■ **WHAT IS ASKED**: Among the entries below, find the lines with "that" and copy them.

■ **EXTRACTED DATA**:
┌──

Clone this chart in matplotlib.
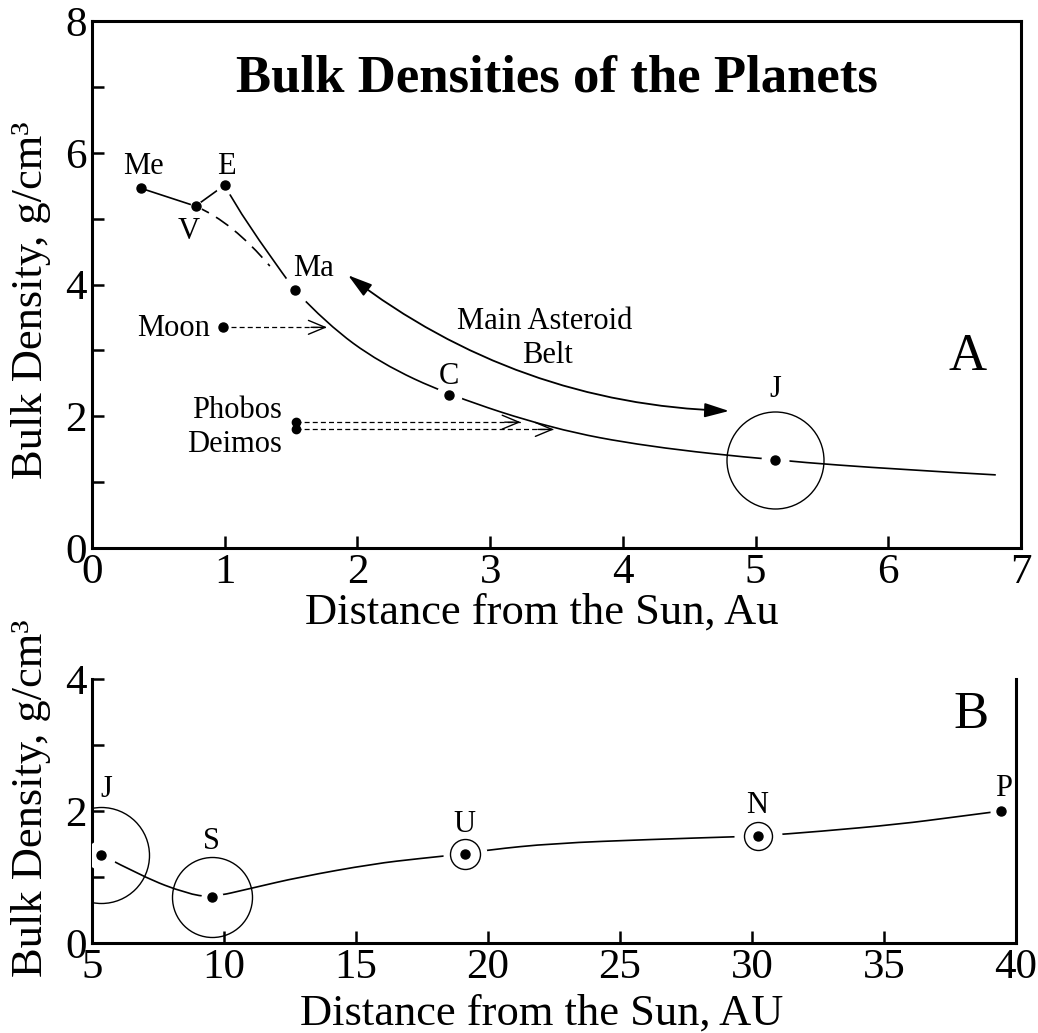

└──
┌──

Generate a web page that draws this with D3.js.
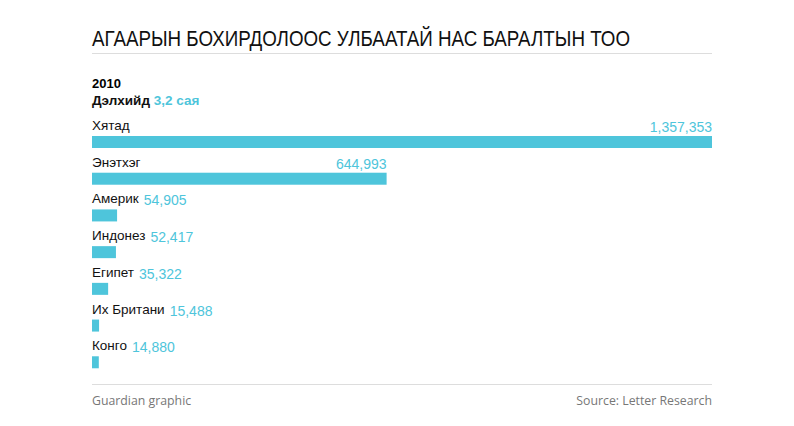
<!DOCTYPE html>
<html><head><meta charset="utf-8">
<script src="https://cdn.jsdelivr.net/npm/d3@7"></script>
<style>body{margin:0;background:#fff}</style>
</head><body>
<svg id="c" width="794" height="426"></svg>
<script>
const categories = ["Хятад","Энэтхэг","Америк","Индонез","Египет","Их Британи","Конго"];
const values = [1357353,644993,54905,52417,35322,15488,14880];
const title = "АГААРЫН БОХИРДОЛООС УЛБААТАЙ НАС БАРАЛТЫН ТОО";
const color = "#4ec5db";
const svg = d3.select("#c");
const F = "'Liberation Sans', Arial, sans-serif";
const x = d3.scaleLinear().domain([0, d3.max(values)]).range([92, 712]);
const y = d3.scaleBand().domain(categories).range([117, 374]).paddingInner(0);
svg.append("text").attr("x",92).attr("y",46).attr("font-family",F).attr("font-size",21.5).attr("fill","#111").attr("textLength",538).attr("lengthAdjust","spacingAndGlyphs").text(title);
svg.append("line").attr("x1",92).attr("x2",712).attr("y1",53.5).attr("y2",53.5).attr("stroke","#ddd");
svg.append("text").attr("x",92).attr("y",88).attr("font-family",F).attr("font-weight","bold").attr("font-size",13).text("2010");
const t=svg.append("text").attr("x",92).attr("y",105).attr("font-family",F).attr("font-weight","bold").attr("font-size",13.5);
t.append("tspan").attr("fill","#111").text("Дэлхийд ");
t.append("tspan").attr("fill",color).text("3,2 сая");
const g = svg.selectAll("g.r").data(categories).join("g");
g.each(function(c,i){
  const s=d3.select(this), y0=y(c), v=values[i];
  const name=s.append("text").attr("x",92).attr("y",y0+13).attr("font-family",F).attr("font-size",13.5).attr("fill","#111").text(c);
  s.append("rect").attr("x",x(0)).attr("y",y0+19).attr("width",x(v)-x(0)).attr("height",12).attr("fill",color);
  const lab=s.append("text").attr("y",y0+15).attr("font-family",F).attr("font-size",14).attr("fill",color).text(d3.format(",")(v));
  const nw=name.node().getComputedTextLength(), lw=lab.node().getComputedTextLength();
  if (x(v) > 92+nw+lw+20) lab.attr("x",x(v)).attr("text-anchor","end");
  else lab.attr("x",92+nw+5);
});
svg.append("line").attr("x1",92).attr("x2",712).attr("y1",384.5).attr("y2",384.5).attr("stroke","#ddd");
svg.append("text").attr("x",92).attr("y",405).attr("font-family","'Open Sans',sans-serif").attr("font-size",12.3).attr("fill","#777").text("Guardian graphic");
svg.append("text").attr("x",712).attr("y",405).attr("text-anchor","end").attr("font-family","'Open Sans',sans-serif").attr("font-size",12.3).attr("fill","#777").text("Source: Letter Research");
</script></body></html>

└──
┌──

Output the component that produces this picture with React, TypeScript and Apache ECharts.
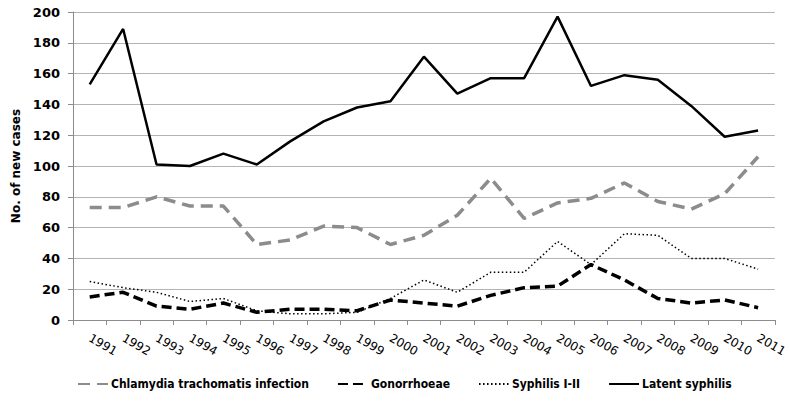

└──

■ **EXERCISE RESPONSE**:
Generate a web page that draws this with D3.js.
Output the component that produces this picture with React, TypeScript and Apache ECharts.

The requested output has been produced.